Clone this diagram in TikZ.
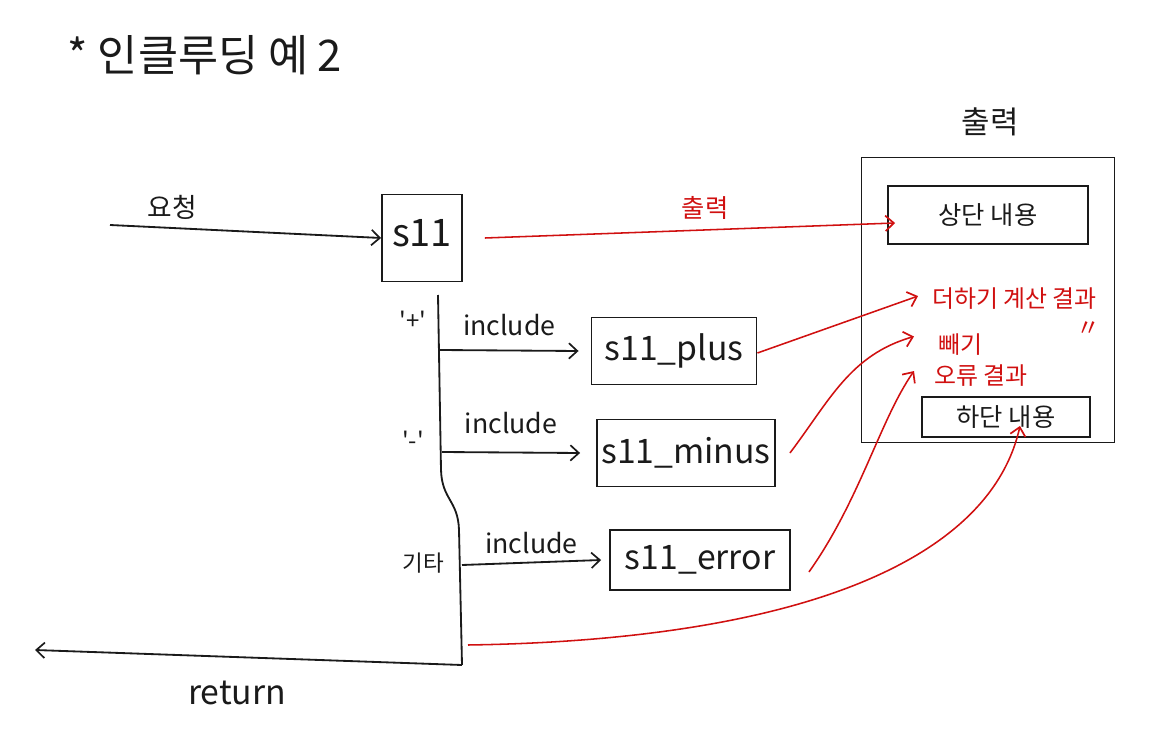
\documentclass[tikz,border=0pt]{standalone}
\usepackage{fontspec}
\setmainfont{Noto Sans CJK KR}
\newfontfamily\qfont{Noto Sans CJK KR}
\usetikzlibrary{arrows.meta}
\newcommand\fsz[1]{\fontsize{#1}{#1}\selectfont}
\definecolor{pen}{HTML}{1A1A1A}
\definecolor{redpen}{HTML}{D01010}
\tikzset{
  x=0.025cm, y=-0.025cm,
  ink/.style={draw=pen, line width=1.3pt},
  redink/.style={draw=redpen, line width=1.1pt},
  arr/.style={-{Straight Barb[length=6pt,width=11pt,line width=1.2pt]}},
  box/.style={ink, rectangle, inner sep=0pt, font=\fsz{24pt}, text=pen},
  lbl/.style={inner sep=0pt, text=pen},
  rlbl/.style={inner sep=0pt, text=redpen, font=\fsz{17pt}},
}
\begin{document}
\begin{tikzpicture}
\useasboundingbox (0,0) rectangle (1160,729);
% title
\node[lbl, font=\fsz{31pt}] (title) at (205,55) {* 인클루딩 예 2};
% request
\coordinate (req) at (110,225);
\node[box, font=\fsz{27pt}, minimum width=2cm, minimum height=2.175cm] (s11) at (422,238) {\raisebox{0.25cm}{s11}};
\node[lbl, font=\fsz{19pt}, anchor=south] (reqlbl) at (172,220) {요청};
\draw[ink, arr] (req) -- (s11.west);
% output frame
\node[lbl, font=\fsz{22pt}] (outhdr) at (990,122) {출력};
\node[box, minimum width=6.325cm, minimum height=7.125cm] (out) at (988,300) {};
\node[box, font=\fsz{18pt}, minimum width=5cm, minimum height=1.45cm] (top) at (988,215) {상단 내용};
\node[box, font=\fsz{18pt}, minimum width=4.2cm, minimum height=1cm] (bot) at (1006,417) {하단 내용};
\node[rlbl, anchor=base west] (add) at (932,307) {더하기 계산 결과};
\node[rlbl, anchor=base west] (sub) at (938,353) {빼기\rlap{\hspace{2.35cm}\raisebox{0.4cm}{〃}}};
\node[rlbl, anchor=base west] (err) at (934,384) {오류 결과};
% red output arrow from s11
\node[rlbl, font=\fsz{18pt}] (outred) at (705,208) {출력};
\draw[redink, arr] ([xshift=0.55cm]s11.east) -- ([xshift=0.2cm,yshift=-0.2cm]top.west);
% branch line
\coordinate (b0) at (438,295);
\coordinate (bp) at (440,350);
\coordinate (bm) at (442,452);
\coordinate (b1) at (441,470);
\coordinate (b2) at (459,530);
\coordinate (be) at (462,565);
\coordinate (b3) at (462,665);
\coordinate (ret) at (35,650);
\draw[ink] (b0) -- (b1) .. controls (442,500) and (458,500) .. (b2) -- (b3);
\draw[ink, arr] (b3) -- (ret);
\node[lbl, font=\fsz{24pt}] (retlbl) at (237,693) {return};
% case labels
\node[lbl, font=\fsz{17pt}] (lp) at (413,320) {\qfont '+'};
\node[lbl, font=\fsz{17pt}] (lm) at (413,440) {\qfont '-'};
\node[lbl, font=\fsz{16pt}] (le) at (423,563) {기타};
% included boxes
\node[box, minimum width=4.125cm, minimum height=1.675cm] (plus) at (674,351) {s11\_plus};
\node[box, minimum width=4.45cm, minimum height=1.675cm] (minus) at (686,453) {s11\_minus};
\node[box, minimum width=4.5cm, minimum height=1.5cm] (error) at (700,560) {s11\_error};
\draw[ink, arr] (bp) -- node[lbl, above=0.35cm, font=\fsz{19pt}] (i1) {include} ([xshift=-0.3cm]plus.west);
\draw[ink, arr] (bm) -- node[lbl, above=0.45cm, font=\fsz{19pt}] (i2) {include} ([xshift=-0.4cm]minus.west);
\draw[ink, arr] (be) -- node[lbl, above=0.2cm, font=\fsz{19pt}] (i3) {include} ([xshift=-0.2cm]error.west);
% red arrows into output
\draw[redink, arr] ([yshift=-0.05cm]plus.east) -- ([xshift=-0.35cm,yshift=0.05cm]add.west);
\draw[redink, arr] ([xshift=0.35cm]minus.east) .. controls (830,400) and (850,355) .. ([xshift=-0.6cm,yshift=0.05cm]sub.west);
\draw[redink, arr] ([xshift=0.45cm,yshift=-0.3cm]error.east) .. controls (860,500) and (880,420) .. ([xshift=-0.5cm,yshift=0.1cm]err.west);
\draw[redink, arr] ([xshift=0.15cm,yshift=0.5cm]b3) .. controls (800,640) and (990,560) .. ([xshift=0.35cm,yshift=0.3cm]bot.south);
\end{tikzpicture}
\end{document}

----------

INSTRUCTIONS FOR THE TASK
Do not copy the pictures, but repeat every line exactly.

RESULT OF THIS TASK
Clone this diagram in TikZ.
\documentclass[tikz,border=0pt]{standalone}
\usepackage{fontspec}
\setmainfont{Noto Sans CJK KR}
\newfontfamily\qfont{Noto Sans CJK KR}
\usetikzlibrary{arrows.meta}
\newcommand\fsz[1]{\fontsize{#1}{#1}\selectfont}
\definecolor{pen}{HTML}{1A1A1A}
\definecolor{redpen}{HTML}{D01010}
\tikzset{
  x=0.025cm, y=-0.025cm,
  ink/.style={draw=pen, line width=1.3pt},
  redink/.style={draw=redpen, line width=1.1pt},
  arr/.style={-{Straight Barb[length=6pt,width=11pt,line width=1.2pt]}},
  box/.style={ink, rectangle, inner sep=0pt, font=\fsz{24pt}, text=pen},
  lbl/.style={inner sep=0pt, text=pen},
  rlbl/.style={inner sep=0pt, text=redpen, font=\fsz{17pt}},
}
\begin{document}
\begin{tikzpicture}
\useasboundingbox (0,0) rectangle (1160,729);
% title
\node[lbl, font=\fsz{31pt}] (title) at (205,55) {* 인클루딩 예 2};
% request
\coordinate (req) at (110,225);
\node[box, font=\fsz{27pt}, minimum width=2cm, minimum height=2.175cm] (s11) at (422,238) {\raisebox{0.25cm}{s11}};
\node[lbl, font=\fsz{19pt}, anchor=south] (reqlbl) at (172,220) {요청};
\draw[ink, arr] (req) -- (s11.west);
% output frame
\node[lbl, font=\fsz{22pt}] (outhdr) at (990,122) {출력};
\node[box, minimum width=6.325cm, minimum height=7.125cm] (out) at (988,300) {};
\node[box, font=\fsz{18pt}, minimum width=5cm, minimum height=1.45cm] (top) at (988,215) {상단 내용};
\node[box, font=\fsz{18pt}, minimum width=4.2cm, minimum height=1cm] (bot) at (1006,417) {하단 내용};
\node[rlbl, anchor=base west] (add) at (932,307) {더하기 계산 결과};
\node[rlbl, anchor=base west] (sub) at (938,353) {빼기\rlap{\hspace{2.35cm}\raisebox{0.4cm}{〃}}};
\node[rlbl, anchor=base west] (err) at (934,384) {오류 결과};
% red output arrow from s11
\node[rlbl, font=\fsz{18pt}] (outred) at (705,208) {출력};
\draw[redink, arr] ([xshift=0.55cm]s11.east) -- ([xshift=0.2cm,yshift=-0.2cm]top.west);
% branch line
\coordinate (b0) at (438,295);
\coordinate (bp) at (440,350);
\coordinate (bm) at (442,452);
\coordinate (b1) at (441,470);
\coordinate (b2) at (459,530);
\coordinate (be) at (462,565);
\coordinate (b3) at (462,665);
\coordinate (ret) at (35,650);
\draw[ink] (b0) -- (b1) .. controls (442,500) and (458,500) .. (b2) -- (b3);
\draw[ink, arr] (b3) -- (ret);
\node[lbl, font=\fsz{24pt}] (retlbl) at (237,693) {return};
% case labels
\node[lbl, font=\fsz{17pt}] (lp) at (413,320) {\qfont '+'};
\node[lbl, font=\fsz{17pt}] (lm) at (413,440) {\qfont '-'};
\node[lbl, font=\fsz{16pt}] (le) at (423,563) {기타};
% included boxes
\node[box, minimum width=4.125cm, minimum height=1.675cm] (plus) at (674,351) {s11\_plus};
\node[box, minimum width=4.45cm, minimum height=1.675cm] (minus) at (686,453) {s11\_minus};
\node[box, minimum width=4.5cm, minimum height=1.5cm] (error) at (700,560) {s11\_error};
\draw[ink, arr] (bp) -- node[lbl, above=0.35cm, font=\fsz{19pt}] (i1) {include} ([xshift=-0.3cm]plus.west);
\draw[ink, arr] (bm) -- node[lbl, above=0.45cm, font=\fsz{19pt}] (i2) {include} ([xshift=-0.4cm]minus.west);
\draw[ink, arr] (be) -- node[lbl, above=0.2cm, font=\fsz{19pt}] (i3) {include} ([xshift=-0.2cm]error.west);
% red arrows into output
\draw[redink, arr] ([yshift=-0.05cm]plus.east) -- ([xshift=-0.35cm,yshift=0.05cm]add.west);
\draw[redink, arr] ([xshift=0.35cm]minus.east) .. controls (830,400) and (850,355) .. ([xshift=-0.6cm,yshift=0.05cm]sub.west);
\draw[redink, arr] ([xshift=0.45cm,yshift=-0.3cm]error.east) .. controls (860,500) and (880,420) .. ([xshift=-0.5cm,yshift=0.1cm]err.west);
\draw[redink, arr] ([xshift=0.15cm,yshift=0.5cm]b3) .. controls (800,640) and (990,560) .. ([xshift=0.35cm,yshift=0.3cm]bot.south);
\end{tikzpicture}
\end{document}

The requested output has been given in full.